Tuesday, April 23, 2013

Silent Drama in Wife of Martin Guerre


For me, exciting drama arises from silence, pregnant silence that screams louder than any onomatopoetic “BOOM!”s or “POW!”s. Fortunately, Lewis’s The Wife of Martin Guerre abounds with this sort of tension, which both adequately complements the silenced frustration of Bertrande at being cast as mad and, quite simply, keeps me reading. I appreciate the power of silence most in the “Toulouse” chapter, before they leave for Toulouse, when Bertrande beseeches several people for...advice? forgiveness? consolation? She first approaches the curé, then the younger sister, and finally, in the scene which intrigues me most (pp. 87-88), the housekeeper. 

While Bertrande’s discussion with her sister-in-law is a back and forth of “what shall I do?”s and “tell the truth”s, her encounter with the housekeeper is low on dialogue and high on action. Perhaps I have a soft spot for semi-menacing, borderline-omniscient, pseudo-parental type characters, because I am quite sold on this scene.
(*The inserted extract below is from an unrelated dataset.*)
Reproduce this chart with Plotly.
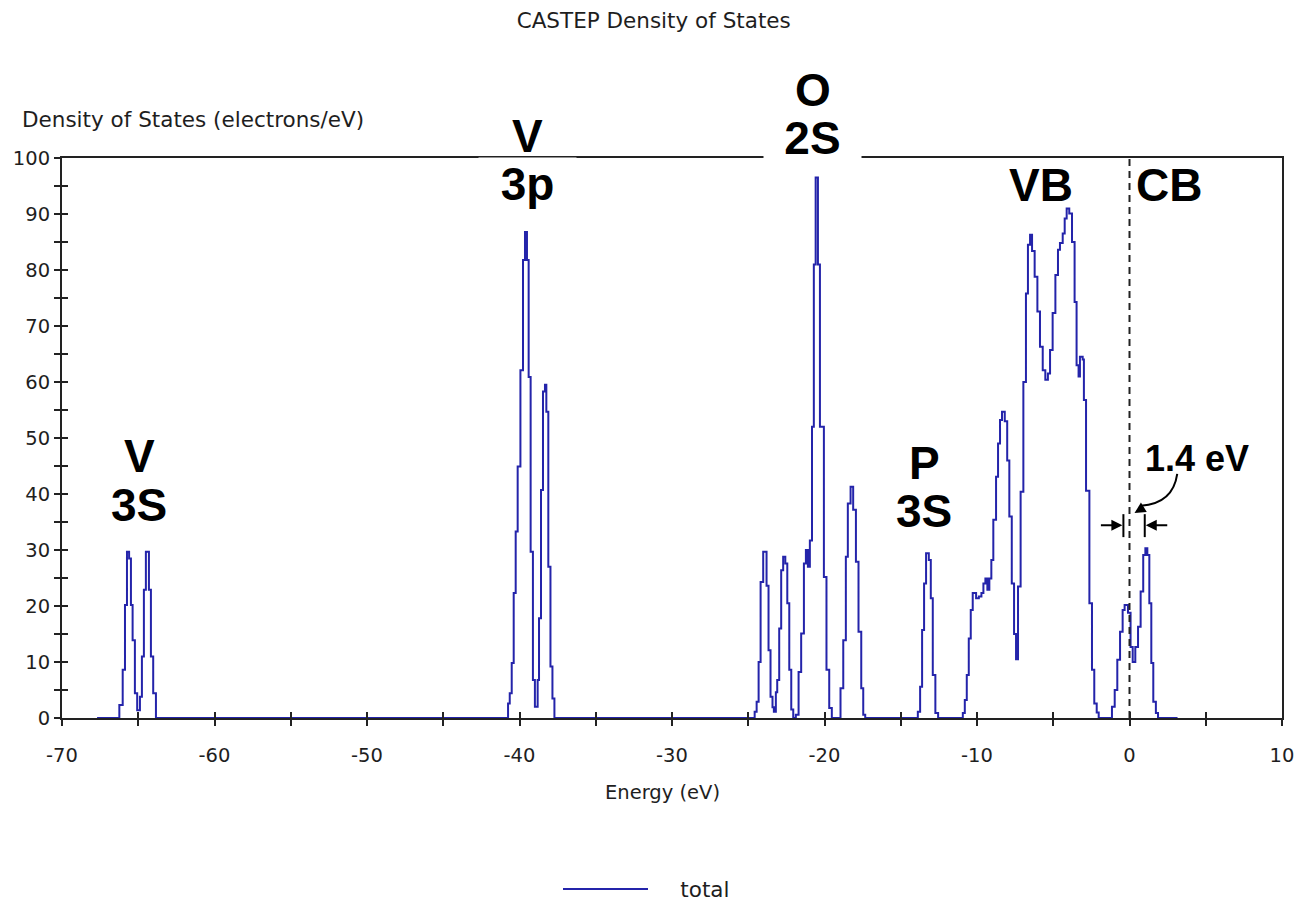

I will admit that it is a bit heavy-handed at times. I will even say that the scene loses me on page 88 when the direct simile is made between Bertrande and the dove (“feeling her own strength drop slowly away like the blood of the dove”). I cannot help but be disappointed in (and slightly insulted by) the forwardness of this comparison, but it does not make me forget what I enjoy about the previous comparison when it is only suggested, metaphorical.

There are still lines and phrases that are both memorable for their aesthetic appeal and meaningful for their narrative parallelism: 
“holding the dove head down between her hands”
“the dark blood dripped slowly from a cut in the throat to an earthen dish”
“a barred gray cat...put out a rasping pale tongue and licked the blood”
“The living dove turned its head this way and that, struggled a little, clasping a pale cold claw over the hand that held it”
“The dove made no cry.”

As much as this scene grips me in the moment, in retrospect it loses value given the conclusion of the novel. Unless I am confusing two characters, this housekeeper is one of the ones who testifies that Arnaud du Tilh is indeed Martin Guerre, which causes me to lose respect for her. Because the dove scene takes up a lot of physical space, and thus seems to place a certain narrative importance on itself, I expect the housekeeper to know something I don’t, or something Bertrande doesn’t. In the end, though, she is just one of many who were duped by Arnaud du Tilh’s act.